[What to produce] Quote only the lines from the line containing "Give me the TikZ source for this diagram." to the line containing "fill=pk, minimum width=136pt]", with both of those lines included, please, exactly as written.

[Supplied entries]

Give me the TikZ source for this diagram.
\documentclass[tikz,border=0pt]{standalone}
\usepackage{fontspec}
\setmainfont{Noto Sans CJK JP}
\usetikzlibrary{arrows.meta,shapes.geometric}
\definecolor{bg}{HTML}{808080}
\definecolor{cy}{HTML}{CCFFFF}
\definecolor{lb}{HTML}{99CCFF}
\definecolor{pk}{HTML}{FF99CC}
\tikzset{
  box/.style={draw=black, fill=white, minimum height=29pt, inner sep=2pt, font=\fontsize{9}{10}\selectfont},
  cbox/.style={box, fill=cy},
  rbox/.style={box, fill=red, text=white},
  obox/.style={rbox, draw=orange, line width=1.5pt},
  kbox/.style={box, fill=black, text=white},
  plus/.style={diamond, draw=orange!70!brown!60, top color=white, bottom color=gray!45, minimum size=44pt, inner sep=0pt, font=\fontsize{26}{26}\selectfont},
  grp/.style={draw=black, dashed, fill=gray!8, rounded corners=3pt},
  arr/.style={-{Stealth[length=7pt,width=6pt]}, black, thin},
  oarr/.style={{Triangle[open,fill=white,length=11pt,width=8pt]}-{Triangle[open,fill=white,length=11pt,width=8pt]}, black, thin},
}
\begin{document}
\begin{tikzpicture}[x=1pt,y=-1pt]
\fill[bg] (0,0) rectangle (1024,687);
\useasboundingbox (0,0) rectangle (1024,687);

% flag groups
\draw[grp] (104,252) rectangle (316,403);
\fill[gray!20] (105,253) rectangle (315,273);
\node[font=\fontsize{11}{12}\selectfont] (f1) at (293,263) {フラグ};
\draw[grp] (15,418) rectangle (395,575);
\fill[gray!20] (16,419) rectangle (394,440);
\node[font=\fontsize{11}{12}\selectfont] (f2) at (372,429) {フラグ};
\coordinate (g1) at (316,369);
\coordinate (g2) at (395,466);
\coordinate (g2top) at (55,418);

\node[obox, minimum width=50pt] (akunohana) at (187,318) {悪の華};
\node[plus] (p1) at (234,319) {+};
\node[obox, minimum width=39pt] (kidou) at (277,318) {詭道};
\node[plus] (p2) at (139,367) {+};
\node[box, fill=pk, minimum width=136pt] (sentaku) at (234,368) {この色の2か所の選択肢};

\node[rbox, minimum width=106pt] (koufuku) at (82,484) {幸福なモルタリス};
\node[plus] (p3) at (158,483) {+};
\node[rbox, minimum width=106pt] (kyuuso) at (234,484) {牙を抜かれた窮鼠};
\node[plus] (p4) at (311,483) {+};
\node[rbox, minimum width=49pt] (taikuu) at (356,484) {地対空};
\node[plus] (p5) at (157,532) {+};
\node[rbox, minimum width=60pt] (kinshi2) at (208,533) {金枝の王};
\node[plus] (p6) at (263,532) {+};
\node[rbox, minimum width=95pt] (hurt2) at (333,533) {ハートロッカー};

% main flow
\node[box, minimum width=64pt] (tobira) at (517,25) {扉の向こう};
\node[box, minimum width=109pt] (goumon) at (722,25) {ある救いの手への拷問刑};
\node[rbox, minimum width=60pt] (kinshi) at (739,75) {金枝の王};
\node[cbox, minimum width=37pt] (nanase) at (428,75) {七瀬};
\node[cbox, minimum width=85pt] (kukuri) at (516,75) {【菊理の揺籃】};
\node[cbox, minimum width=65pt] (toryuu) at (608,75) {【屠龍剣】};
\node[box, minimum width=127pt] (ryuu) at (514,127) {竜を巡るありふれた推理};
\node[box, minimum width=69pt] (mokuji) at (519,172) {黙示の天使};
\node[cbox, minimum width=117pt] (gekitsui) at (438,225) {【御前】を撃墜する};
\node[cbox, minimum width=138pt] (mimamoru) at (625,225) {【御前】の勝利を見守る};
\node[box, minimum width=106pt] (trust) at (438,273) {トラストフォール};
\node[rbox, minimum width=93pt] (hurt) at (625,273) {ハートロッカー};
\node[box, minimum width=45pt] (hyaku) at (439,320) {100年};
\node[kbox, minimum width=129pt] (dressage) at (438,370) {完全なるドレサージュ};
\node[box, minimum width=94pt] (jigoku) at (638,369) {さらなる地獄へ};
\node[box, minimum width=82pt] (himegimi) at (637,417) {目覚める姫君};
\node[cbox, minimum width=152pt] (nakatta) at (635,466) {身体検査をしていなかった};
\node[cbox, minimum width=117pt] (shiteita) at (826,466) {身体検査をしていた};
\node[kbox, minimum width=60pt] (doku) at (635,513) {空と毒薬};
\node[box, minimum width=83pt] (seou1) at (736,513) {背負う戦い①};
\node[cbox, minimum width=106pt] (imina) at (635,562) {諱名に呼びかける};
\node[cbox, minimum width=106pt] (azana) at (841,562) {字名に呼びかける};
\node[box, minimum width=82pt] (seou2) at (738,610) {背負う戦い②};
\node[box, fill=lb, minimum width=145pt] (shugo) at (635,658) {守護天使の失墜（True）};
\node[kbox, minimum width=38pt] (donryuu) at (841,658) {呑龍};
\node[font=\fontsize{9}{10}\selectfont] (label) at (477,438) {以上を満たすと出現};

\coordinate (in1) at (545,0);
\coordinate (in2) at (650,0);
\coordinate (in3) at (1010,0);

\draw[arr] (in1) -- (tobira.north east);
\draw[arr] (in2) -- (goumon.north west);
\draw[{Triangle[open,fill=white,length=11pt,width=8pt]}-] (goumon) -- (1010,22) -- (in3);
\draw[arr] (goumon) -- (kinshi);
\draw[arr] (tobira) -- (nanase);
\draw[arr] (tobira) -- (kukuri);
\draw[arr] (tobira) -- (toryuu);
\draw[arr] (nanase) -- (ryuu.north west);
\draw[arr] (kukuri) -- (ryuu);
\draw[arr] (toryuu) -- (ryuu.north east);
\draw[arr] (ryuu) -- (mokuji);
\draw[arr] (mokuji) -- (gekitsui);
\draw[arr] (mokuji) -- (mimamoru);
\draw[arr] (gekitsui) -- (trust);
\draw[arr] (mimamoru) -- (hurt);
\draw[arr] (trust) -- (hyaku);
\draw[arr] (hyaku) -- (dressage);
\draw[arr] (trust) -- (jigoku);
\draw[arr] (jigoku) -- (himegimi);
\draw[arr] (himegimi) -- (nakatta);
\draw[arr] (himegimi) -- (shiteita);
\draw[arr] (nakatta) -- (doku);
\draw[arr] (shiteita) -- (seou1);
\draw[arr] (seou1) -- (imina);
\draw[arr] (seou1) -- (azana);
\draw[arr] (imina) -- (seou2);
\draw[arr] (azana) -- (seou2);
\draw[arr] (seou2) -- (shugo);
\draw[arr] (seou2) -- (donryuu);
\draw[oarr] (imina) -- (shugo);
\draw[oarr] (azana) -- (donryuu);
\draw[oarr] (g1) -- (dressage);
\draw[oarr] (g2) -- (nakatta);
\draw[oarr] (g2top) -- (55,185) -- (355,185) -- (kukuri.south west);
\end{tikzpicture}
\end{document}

---

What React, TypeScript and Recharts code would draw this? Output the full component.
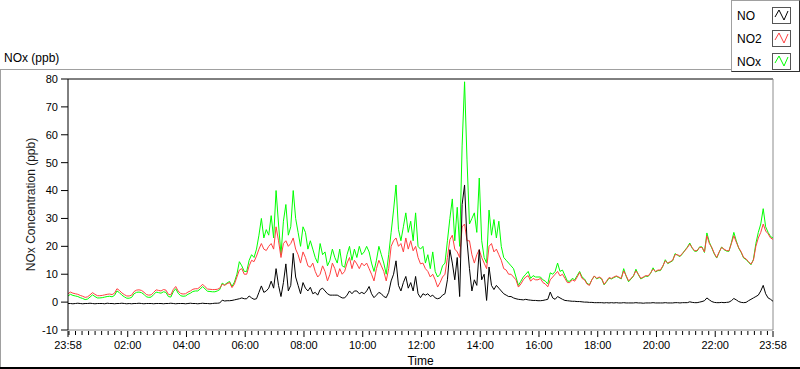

...

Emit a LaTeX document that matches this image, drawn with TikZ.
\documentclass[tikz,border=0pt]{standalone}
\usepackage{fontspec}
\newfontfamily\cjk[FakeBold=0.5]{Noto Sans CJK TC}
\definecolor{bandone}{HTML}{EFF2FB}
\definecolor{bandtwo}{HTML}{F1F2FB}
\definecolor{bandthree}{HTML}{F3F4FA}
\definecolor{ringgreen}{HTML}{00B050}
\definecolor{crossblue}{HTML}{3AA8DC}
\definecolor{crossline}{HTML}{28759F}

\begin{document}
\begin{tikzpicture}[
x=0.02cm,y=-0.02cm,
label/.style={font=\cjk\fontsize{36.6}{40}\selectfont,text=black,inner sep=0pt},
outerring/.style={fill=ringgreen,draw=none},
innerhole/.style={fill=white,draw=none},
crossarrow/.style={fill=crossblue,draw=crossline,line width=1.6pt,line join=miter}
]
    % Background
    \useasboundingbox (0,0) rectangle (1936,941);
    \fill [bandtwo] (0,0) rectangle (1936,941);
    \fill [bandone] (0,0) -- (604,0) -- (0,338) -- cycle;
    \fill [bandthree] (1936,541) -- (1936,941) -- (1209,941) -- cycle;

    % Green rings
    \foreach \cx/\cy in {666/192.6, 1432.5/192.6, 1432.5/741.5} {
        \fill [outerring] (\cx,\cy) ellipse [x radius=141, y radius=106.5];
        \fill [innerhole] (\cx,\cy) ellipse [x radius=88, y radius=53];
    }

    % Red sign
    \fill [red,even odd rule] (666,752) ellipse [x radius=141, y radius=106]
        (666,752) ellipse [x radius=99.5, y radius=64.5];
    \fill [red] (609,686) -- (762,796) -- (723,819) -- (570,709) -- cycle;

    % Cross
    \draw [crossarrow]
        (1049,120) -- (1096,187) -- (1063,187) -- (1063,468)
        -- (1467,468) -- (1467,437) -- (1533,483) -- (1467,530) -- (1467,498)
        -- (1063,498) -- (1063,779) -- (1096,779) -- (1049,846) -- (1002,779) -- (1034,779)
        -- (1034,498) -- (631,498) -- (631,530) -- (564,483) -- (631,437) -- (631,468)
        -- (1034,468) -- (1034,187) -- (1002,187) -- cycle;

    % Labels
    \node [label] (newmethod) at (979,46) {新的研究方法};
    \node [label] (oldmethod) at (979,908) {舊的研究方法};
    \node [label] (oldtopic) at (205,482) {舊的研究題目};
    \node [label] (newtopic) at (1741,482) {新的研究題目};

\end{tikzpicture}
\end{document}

[Correct answer]
Give me the TikZ source for this diagram.
\documentclass[tikz,border=0pt]{standalone}
\usepackage{fontspec}
\setmainfont{Noto Sans CJK JP}
\usetikzlibrary{arrows.meta,shapes.geometric}
\definecolor{bg}{HTML}{808080}
\definecolor{cy}{HTML}{CCFFFF}
\definecolor{lb}{HTML}{99CCFF}
\definecolor{pk}{HTML}{FF99CC}
\tikzset{
  box/.style={draw=black, fill=white, minimum height=29pt, inner sep=2pt, font=\fontsize{9}{10}\selectfont},
  cbox/.style={box, fill=cy},
  rbox/.style={box, fill=red, text=white},
  obox/.style={rbox, draw=orange, line width=1.5pt},
  kbox/.style={box, fill=black, text=white},
  plus/.style={diamond, draw=orange!70!brown!60, top color=white, bottom color=gray!45, minimum size=44pt, inner sep=0pt, font=\fontsize{26}{26}\selectfont},
  grp/.style={draw=black, dashed, fill=gray!8, rounded corners=3pt},
  arr/.style={-{Stealth[length=7pt,width=6pt]}, black, thin},
  oarr/.style={{Triangle[open,fill=white,length=11pt,width=8pt]}-{Triangle[open,fill=white,length=11pt,width=8pt]}, black, thin},
}
\begin{document}
\begin{tikzpicture}[x=1pt,y=-1pt]
\fill[bg] (0,0) rectangle (1024,687);
\useasboundingbox (0,0) rectangle (1024,687);

% flag groups
\draw[grp] (104,252) rectangle (316,403);
\fill[gray!20] (105,253) rectangle (315,273);
\node[font=\fontsize{11}{12}\selectfont] (f1) at (293,263) {フラグ};
\draw[grp] (15,418) rectangle (395,575);
\fill[gray!20] (16,419) rectangle (394,440);
\node[font=\fontsize{11}{12}\selectfont] (f2) at (372,429) {フラグ};
\coordinate (g1) at (316,369);
\coordinate (g2) at (395,466);
\coordinate (g2top) at (55,418);

\node[obox, minimum width=50pt] (akunohana) at (187,318) {悪の華};
\node[plus] (p1) at (234,319) {+};
\node[obox, minimum width=39pt] (kidou) at (277,318) {詭道};
\node[plus] (p2) at (139,367) {+};
\node[box, fill=pk, minimum width=136pt] (sentaku) at (234,368) {この色の2か所の選択肢};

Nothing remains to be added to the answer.